The geological systems such as petroleum reservoirs is investigated by the entropy introduced by Tsallis and multiplicative hierarchical cascade model. When non-Gaussianity appears, it is sign of uncertainty and phase transition, which could be sign of existence of petroleum reservoirs. Two important parameters which describe a system at any scale are determined; the non-Gaussian degree, q, announced in entropy and the intermittency, λ2, which explains a critical behavior in the system. There exist some petrophysical indicators in order to characterize a reservoir, but there is vacancy to measure scaling information contain in comparison with together, yet. In this article, we compare the non-Gaussianity in three selected indicators in various scales.

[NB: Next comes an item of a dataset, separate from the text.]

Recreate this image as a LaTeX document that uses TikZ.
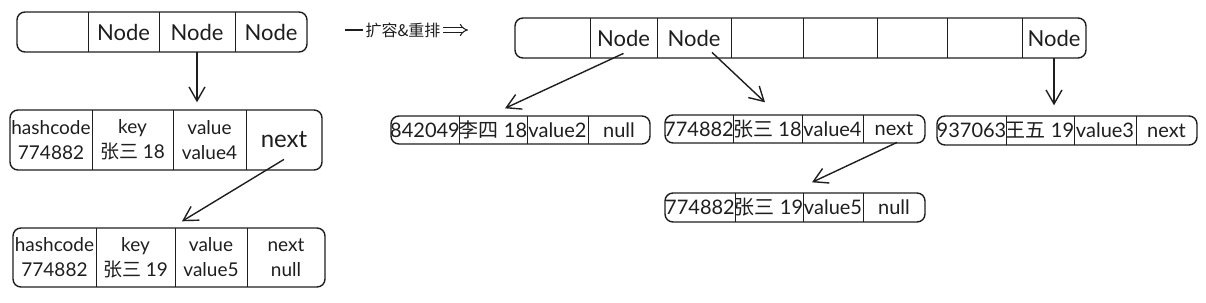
\documentclass[tikz,border=0pt]{standalone}
\usepackage{fontspec}
\setmainfont{Lato}
\newfontfamily\cjk{Noto Sans CJK SC}
\usepackage{tikz}
\usetikzlibrary{arrows.meta,positioning,fit}
\definecolor{inkgray}{HTML}{1E1E1E}

\begin{document}
\begin{tikzpicture}[x=0.5pt, y=-0.5pt,
    entry/.style={draw=inkgray, line width=0.7pt, rounded corners=4pt, inner sep=0pt},
    cell/.style={inner sep=0pt},
    txt/.style={inner sep=0pt, align=center, text=inkgray, font=\fontsize{9.5}{12.5}\selectfont},
    big/.style={txt, font=\fontsize{11}{13}\selectfont},
    mid/.style={txt, font=\fontsize{10}{12}\selectfont},
    divider/.style={draw=inkgray, line width=0.7pt},
    arrow/.style={-{Straight Barb[length=7pt,width=8pt]}, line width=0.7pt, color=inkgray},
]
    \useasboundingbox (0,0) rectangle (1206,302);

    % old table
    \node[entry, fit={(17,12) (307,52)}] (la) {};
    \node[cell, fit={(17,12) (88,52)}] (la1) {};
    \node[cell, fit={(88,12) (159,52)}, label={[big]center:Node}] (la2) {};
    \node[cell, fit={(159,12) (235,52)}, label={[big]center:Node}] (la3) {};
    \node[cell, fit={(235,12) (307,52)}, label={[big]center:Node}] (la4) {};
    \foreach \i in {1,2,3}
        \draw[divider] (la\i.north east) -- (la\i.south east);

    \node[entry, fit={(10,110) (322,170)}] (le1) {};
    \node[cell, fit={(10,110) (92,170)}, label={[txt]center:{hashcode\\774882}}] (le1a) {};
    \node[cell, fit={(92,110) (173,170)}, label={[txt]center:{key\\{\cjk 张三} 18}}] (le1b) {};
    \node[cell, fit={(173,110) (246,170)}, label={[txt]center:{value\\value4}}] (le1c) {};
    \node[cell, fit={(246,110) (322,170)}, label={[txt, font=\fontsize{12}{14}\selectfont]center:next}] (le1d) {};

    \node[entry, fit={(13,228) (325,287)}] (le2) {};
    \node[cell, fit={(13,228) (96,287)}, label={[txt]center:{hashcode\\774882}}] (le2a) {};
    \node[cell, fit={(96,228) (175,287)}, label={[txt]center:{key\\{\cjk 张三} 19}}] (le2b) {};
    \node[cell, fit={(175,228) (247,287)}, label={[txt]center:{value\\value5}}] (le2c) {};
    \node[cell, fit={(247,228) (325,287)}, label={[txt]center:{next\\null}}] (le2d) {};
    \foreach \r in {le1,le2}
        \foreach \c in {a,b,c}
            \draw[divider] (\r\c.north east) -- (\r\c.south east);

    \draw[arrow, shorten >=3.5pt] (la3.south) -- (la3.south |- le1.north);
    \draw[arrow] ([yshift=5.5pt]le1d.south) -- ([xshift=6.5pt,yshift=3pt]le2.north);

    % resize label
    \coordinate (ls) at (345,30);
    \node[font=\fontsize{8}{9}\selectfont\cjk, text=inkgray, inner sep=1pt] (lbl) at (403,30) {扩容\&重排};
    \coordinate (le) at (468,30);
    \draw[inkgray, line width=0.7pt] (ls) -- (lbl.west);
    \draw[inkgray, line width=0.5pt, double, double distance=1.6pt, -{Implies}] (lbl.east) -- (le);

    % new table
    \node[entry, fit={(515,18) (1086,58)}] (ra) {};
    \node[cell, fit={(515,18) (590,58)}] (ra1) {};
    \node[cell, fit={(590,18) (657,58)}, label={[big]center:Node}] (ra2) {};
    \node[cell, fit={(657,18) (731,58)}, label={[big]center:Node}] (ra3) {};
    \node[cell, fit={(731,18) (803,58)}] (ra4) {};
    \node[cell, fit={(803,18) (877,58)}] (ra5) {};
    \node[cell, fit={(877,18) (947,58)}] (ra6) {};
    \node[cell, fit={(947,18) (1022,58)}] (ra7) {};
    \node[cell, fit={(1022,18) (1086,58)}, label={[big]center:Node}] (ra8) {};
    \foreach \i in {1,...,7}
        \draw[divider] (ra\i.north east) -- (ra\i.south east);

    \node[entry, fit={(391,116) (650,144)}] (ea) {};
    \node[cell, fit={(391,116) (459,144)}, label={[mid]center:842049}] (ea1) {};
    \node[cell, fit={(459,116) (527,144)}, label={[mid]center:{{\cjk 李四} 18}}] (ea2) {};
    \node[cell, fit={(527,116) (588,144)}, label={[mid]center:value2}] (ea3) {};
    \node[cell, fit={(588,116) (650,144)}, label={[mid]center:null}] (ea4) {};

    \node[entry, fit={(665,115) (925,143)}] (eb) {};
    \node[cell, fit={(665,115) (733,143)}, label={[mid]center:774882}] (eb1) {};
    \node[cell, fit={(733,115) (802,143)}, label={[mid]center:{{\cjk 张三} 18}}] (eb2) {};
    \node[cell, fit={(802,115) (863,143)}, label={[mid]center:value4}] (eb3) {};
    \node[cell, fit={(863,115) (925,143)}, label={[mid]center:next}] (eb4) {};

    \node[entry, fit={(937,116) (1197,145)}] (ec) {};
    \node[cell, fit={(937,116) (1006,145)}, label={[mid]center:937063}] (ec1) {};
    \node[cell, fit={(1006,116) (1074,145)}, label={[mid]center:{{\cjk 王五} 19}}] (ec2) {};
    \node[cell, fit={(1074,116) (1136,145)}, label={[mid]center:value3}] (ec3) {};
    \node[cell, fit={(1136,116) (1197,145)}, label={[mid]center:next}] (ec4) {};

    \node[entry, fit={(665,193) (925,222)}] (ed) {};
    \node[cell, fit={(665,193) (735,222)}, label={[mid]center:774882}] (ed1) {};
    \node[cell, fit={(735,193) (803,222)}, label={[mid]center:{{\cjk 张三} 19}}] (ed2) {};
    \node[cell, fit={(803,193) (863,222)}, label={[mid]center:value5}] (ed3) {};
    \node[cell, fit={(863,193) (925,222)}, label={[mid]center:null}] (ed4) {};
    \foreach \r in {ea,eb,ec,ed}
        \foreach \i in {1,2,3}
            \draw[divider] (\r\i.north east) -- (\r\i.south east);

    \draw[arrow] ([yshift=2.5pt]ra2.south) -- ([xshift=-7.75pt,yshift=3.5pt]ea.north);
    \draw[arrow] ([xshift=9pt,yshift=3pt]ra3.south) -- ([xshift=-15pt,yshift=6pt]eb.north);
    \draw[arrow, shorten >=5pt] (ra8.south) -- (ra8.south |- ec.north);
    \draw[arrow] ([xshift=1.5pt,yshift=0.5pt]eb4.south) -- ([xshift=8.5pt,yshift=5pt]ed.north);
\end{tikzpicture}
\end{document}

The quantities investigated in this article includes Gamma emission (GR), sonic transient time (DT) and Neutron porosity (NPHI). It is observed that GR has a fat tailed PDF at all scales which is a sign of phase transition in the system which indicates high q and λ2. This results in the availability of valuable information about this quantity. NPHI displays a scale dependence of PDF which converges to a Gaussian at large scales. This is a sign of a separated and uncorrelated porosity at large scales. For the DT series, small λ2 and q at all scales are a hallmark of local correlations in this quantity.